The overwhelming demand for health care, combined with the trauma of seeing high numbers of severe and dying patients, has taken a toll on many clinicians’ mental health.

“It’s really been a tsunami of stress,” said Dr. Charles B. Nemeroff, chair of the Department of Psychiatry at the University of Texas’ Dell Medical School. “Because of all this, we recognized that there was a need for health care workers to have an outlet.”

This month, through a $60,000 grant from the Hogg Foundation for Mental Health at the University of Texas, the Dell Medical School has launched a mental health hotline for health care workers working on the front lines of the coronavirus pandemic.

The hope is to mitigate the stress of the pandemic, which, unlike other traumatic events, such as terrorist attacks or natural disasters, has been consistent and prolonged, Nemeroff said. It could result in unusual loss of sleep, heightened anxiety and exhaustion.

“It’s not ‘one and done,’” he said. “It starts wearing people down. They start experiencing symptoms they’ve never had before.”

The grant is mainly meant to support health care workers in Central Texas, who can call the hotline and speak to someone about their stress, anxiety or depression, and get connected with other resources if necessary.

But the phenomenon is not just happening in Texas — across the country, many in hospitals and clinics are feeling particularly downtrodden after several months of seeing high levels of suffering and death.
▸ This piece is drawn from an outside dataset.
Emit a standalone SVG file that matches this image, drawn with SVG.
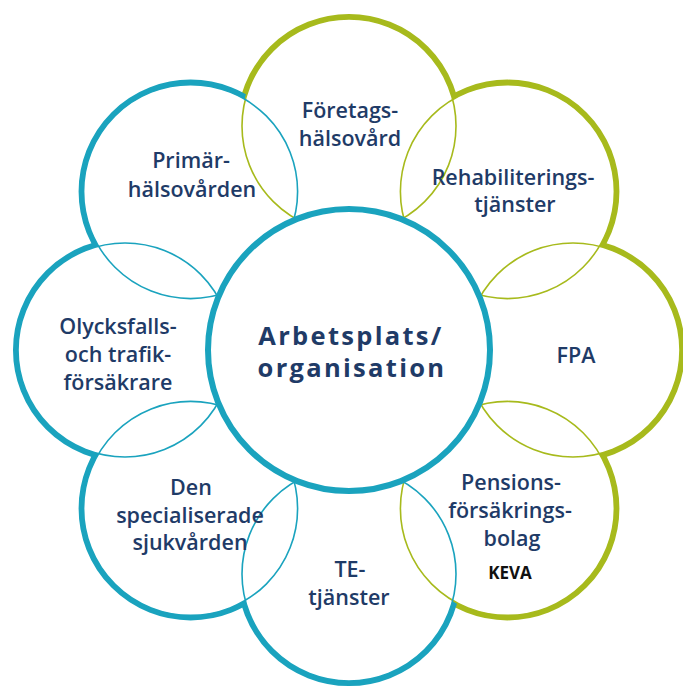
<svg xmlns="http://www.w3.org/2000/svg" width="683" height="686" viewBox="0 0 683 686">
  <style>
    .bg { fill: #ffffff; }
    .thick { fill: none; stroke-width: 10; }
    .thin { fill: none; stroke-width: 1.6; }
    .cover { fill: #ffffff; stroke: none; }
    .teal { stroke: #1aa3be; }
    .green { stroke: #a7ba1c; }
    .hub { fill: #ffffff; stroke: #1aa3be; stroke-width: 6; }
    .lbl { font-family: "Open Sans", "Liberation Sans", sans-serif; font-size: 21.5px; font-weight: 600; fill: #1f3b67; text-anchor: middle; }
    .hubtxt { font-family: "Open Sans", "Liberation Sans", sans-serif; font-size: 25.5px; font-weight: 700; fill: #1f3b67; text-anchor: middle; letter-spacing: 2.3px; }
    .note { font-family: "Open Sans", "Liberation Sans", sans-serif; font-size: 17px; font-weight: 700; fill: #111111; text-anchor: middle; }
  </style>
  <defs>
    <circle id="c-foretag" cx="349" cy="126" r="107"/>
    <circle id="c-rehab" cx="507.4" cy="191.6" r="107"/>
    <circle id="c-fpa" cx="573" cy="350" r="107"/>
    <circle id="c-pension" cx="507.4" cy="508.4" r="107"/>
    <circle id="c-te" cx="349" cy="574" r="107"/>
    <circle id="c-spec" cx="190.6" cy="508.4" r="107"/>
    <circle id="c-olycks" cx="125" cy="350" r="107"/>
    <circle id="c-primar" cx="190.6" cy="191.6" r="107"/>
  </defs>

  <rect class="bg" x="0" y="0" width="683" height="686"/>

  <!-- ring outlines: heavy outer rims, white disks, then fine lines where rings overlap -->
  <g id="connectors">
    <g id="rims">
      <use href="#c-foretag" class="thick green"/>
      <use href="#c-rehab" class="thick green"/>
      <use href="#c-fpa" class="thick green"/>
      <use href="#c-pension" class="thick green"/>
      <use href="#c-te" class="thick teal"/>
      <use href="#c-spec" class="thick teal"/>
      <use href="#c-olycks" class="thick teal"/>
      <use href="#c-primar" class="thick teal"/>
    </g>
    <g id="disks">
      <use href="#c-foretag" class="cover"/>
      <use href="#c-rehab" class="cover"/>
      <use href="#c-fpa" class="cover"/>
      <use href="#c-pension" class="cover"/>
      <use href="#c-te" class="cover"/>
      <use href="#c-spec" class="cover"/>
      <use href="#c-olycks" class="cover"/>
      <use href="#c-primar" class="cover"/>
    </g>
    <g id="fine-lines">
      <use href="#c-foretag" class="thin green"/>
      <use href="#c-rehab" class="thin green"/>
      <use href="#c-fpa" class="thin green"/>
      <use href="#c-pension" class="thin green"/>
      <use href="#c-te" class="thin teal"/>
      <use href="#c-spec" class="thin teal"/>
      <use href="#c-olycks" class="thin teal"/>
      <use href="#c-primar" class="thin teal"/>
    </g>
  </g>

  <g id="node-foretag">
    <text class="lbl" x="350" y="118">Företags-</text>
    <text class="lbl" x="350" y="146">hälsovård</text>
  </g>
  <g id="node-rehab">
    <text class="lbl" x="513" y="185">Rehabiliterings-</text>
    <text class="lbl" x="515" y="212">tjänster</text>
  </g>
  <g id="node-fpa">
    <text class="lbl" x="576" y="363">FPA</text>
  </g>
  <g id="node-pension">
    <text class="lbl" x="511" y="490">Pensions-</text>
    <text class="lbl" x="510" y="518">försäkrings-</text>
    <text class="lbl" x="512" y="546">bolag</text>
    <text class="note" x="510" y="579">KEVA</text>
  </g>
  <g id="node-te">
    <text class="lbl" x="350" y="577">TE-</text>
    <text class="lbl" x="349" y="605">tjänster</text>
  </g>
  <g id="node-spec">
    <text class="lbl" x="191" y="495">Den</text>
    <text class="lbl" x="190" y="523">specialiserade</text>
    <text class="lbl" x="190" y="550">sjukvården</text>
  </g>
  <g id="node-olycks">
    <text class="lbl" x="118" y="334">Olycksfalls-</text>
    <text class="lbl" x="118" y="362">och trafik-</text>
    <text class="lbl" x="118" y="390">försäkrare</text>
  </g>
  <g id="node-primar">
    <text class="lbl" x="191" y="168">Primär-</text>
    <text class="lbl" x="192" y="197">hälsovården</text>
  </g>

  <g id="node-hub">
    <circle class="hub" cx="349" cy="350" r="141"/>
    <text class="hubtxt" x="351" y="345">Arbetsplats/</text>
    <text class="hubtxt" x="352" y="377">organisation</text>
  </g>
</svg>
In an April study in the Journal of the American Medical Association, researchers at the Stanford University School of Medicine and Icahn School of Medicine at Mount Sinai determined it is essential that health care professionals be able to perform to their full potential over an extended time interval in order to handle the coronavirus. Many surveyed clinicians said they had worries about things like access to protective equipment, possibly exposing their families to the virus, access to childcare during increased work hours and school closures, and support for other personal and family needs as work hours and demands increase.

“Although these sources of anxiety may not affect everyone, they can weaken the confidence of health care professionals in themselves and the health care delivery system precisely when their ability to stay calm and reassure the public is most needed,” the authors wrote.

Clinicians’ mental stress has been apparent over the last few months, especially following the death of a prominent Manhattan doctor who treated many severe coronavirus cases. Dr. Octavio Martinez, director of the Hogg Foundation, said the mental health effects of the coronavirus are clear now, and will last long after pandemic ends.

“We have discovered, and we now know that there’s an acute phase, a medium phase, and then also a long term phase to the impact that it has on our frontline health workers,” he said.

The grant from the Hogg Foundation will help psychiatrists at Dell Med, in collaboration with UT’s Steve Hicks School of Social Work, treat clinicians for three months. After that, the hope is to obtain more funding from other grants or sources to continue the service.

As cases continue to tick up in Texas and several states across the U.S., Martinez said it is important to make sure we take care of those who take care of us.

“The reality is that this is ongoing and will have a toll,” he said. “And there is not an unlimited supply of human capital or frontline health professionals. There’s only a limited number of them. We can’t make them overnight.”